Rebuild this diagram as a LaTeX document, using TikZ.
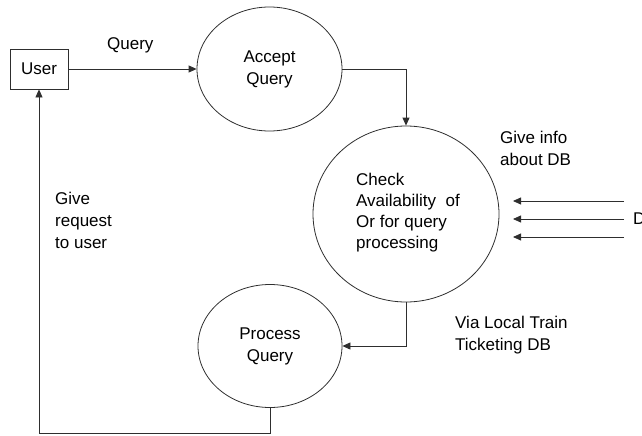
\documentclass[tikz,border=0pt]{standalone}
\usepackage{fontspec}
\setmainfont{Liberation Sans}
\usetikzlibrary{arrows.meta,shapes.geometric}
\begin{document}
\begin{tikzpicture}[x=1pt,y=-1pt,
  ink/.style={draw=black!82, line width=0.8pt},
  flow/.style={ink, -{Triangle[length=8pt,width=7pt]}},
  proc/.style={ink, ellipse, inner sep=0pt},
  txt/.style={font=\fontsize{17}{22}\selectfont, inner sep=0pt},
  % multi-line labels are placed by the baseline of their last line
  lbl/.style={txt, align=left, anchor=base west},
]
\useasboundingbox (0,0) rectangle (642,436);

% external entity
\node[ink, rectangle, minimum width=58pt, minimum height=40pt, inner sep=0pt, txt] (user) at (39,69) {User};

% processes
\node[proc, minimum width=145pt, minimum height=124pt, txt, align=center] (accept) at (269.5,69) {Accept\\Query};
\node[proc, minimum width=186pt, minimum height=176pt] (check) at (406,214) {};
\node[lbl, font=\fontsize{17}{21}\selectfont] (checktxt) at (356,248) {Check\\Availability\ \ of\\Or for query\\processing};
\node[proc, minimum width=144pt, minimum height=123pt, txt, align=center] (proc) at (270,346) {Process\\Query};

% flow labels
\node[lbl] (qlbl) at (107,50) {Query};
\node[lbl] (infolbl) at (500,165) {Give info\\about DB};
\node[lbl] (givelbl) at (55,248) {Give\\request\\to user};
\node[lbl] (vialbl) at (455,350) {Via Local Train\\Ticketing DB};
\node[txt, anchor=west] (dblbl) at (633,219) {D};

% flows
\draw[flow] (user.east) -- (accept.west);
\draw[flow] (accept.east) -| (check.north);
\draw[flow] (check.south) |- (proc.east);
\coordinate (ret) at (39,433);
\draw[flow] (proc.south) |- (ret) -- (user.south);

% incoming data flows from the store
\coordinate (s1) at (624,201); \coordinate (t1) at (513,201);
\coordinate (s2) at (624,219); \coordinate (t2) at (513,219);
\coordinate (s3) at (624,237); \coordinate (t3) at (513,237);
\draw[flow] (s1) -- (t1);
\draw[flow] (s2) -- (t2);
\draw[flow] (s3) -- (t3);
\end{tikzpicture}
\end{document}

▸ Set exercise: Restate the data above word for word. Do not include the images.

▸ Response:
Rebuild this diagram as a LaTeX document, using TikZ.
\documentclass[tikz,border=0pt]{standalone}
\usepackage{fontspec}
\setmainfont{Liberation Sans}
\usetikzlibrary{arrows.meta,shapes.geometric}
\begin{document}
\begin{tikzpicture}[x=1pt,y=-1pt,
  ink/.style={draw=black!82, line width=0.8pt},
  flow/.style={ink, -{Triangle[length=8pt,width=7pt]}},
  proc/.style={ink, ellipse, inner sep=0pt},
  txt/.style={font=\fontsize{17}{22}\selectfont, inner sep=0pt},
  % multi-line labels are placed by the baseline of their last line
  lbl/.style={txt, align=left, anchor=base west},
]
\useasboundingbox (0,0) rectangle (642,436);

% external entity
\node[ink, rectangle, minimum width=58pt, minimum height=40pt, inner sep=0pt, txt] (user) at (39,69) {User};

% processes
\node[proc, minimum width=145pt, minimum height=124pt, txt, align=center] (accept) at (269.5,69) {Accept\\Query};
\node[proc, minimum width=186pt, minimum height=176pt] (check) at (406,214) {};
\node[lbl, font=\fontsize{17}{21}\selectfont] (checktxt) at (356,248) {Check\\Availability\ \ of\\Or for query\\processing};
\node[proc, minimum width=144pt, minimum height=123pt, txt, align=center] (proc) at (270,346) {Process\\Query};

% flow labels
\node[lbl] (qlbl) at (107,50) {Query};
\node[lbl] (infolbl) at (500,165) {Give info\\about DB};
\node[lbl] (givelbl) at (55,248) {Give\\request\\to user};
\node[lbl] (vialbl) at (455,350) {Via Local Train\\Ticketing DB};
\node[txt, anchor=west] (dblbl) at (633,219) {D};

% flows
\draw[flow] (user.east) -- (accept.west);
\draw[flow] (accept.east) -| (check.north);
\draw[flow] (check.south) |- (proc.east);
\coordinate (ret) at (39,433);
\draw[flow] (proc.south) |- (ret) -- (user.south);

% incoming data flows from the store
\coordinate (s1) at (624,201); \coordinate (t1) at (513,201);
\coordinate (s2) at (624,219); \coordinate (t2) at (513,219);
\coordinate (s3) at (624,237); \coordinate (t3) at (513,237);
\draw[flow] (s1) -- (t1);
\draw[flow] (s2) -- (t2);
\draw[flow] (s3) -- (t3);
\end{tikzpicture}
\end{document}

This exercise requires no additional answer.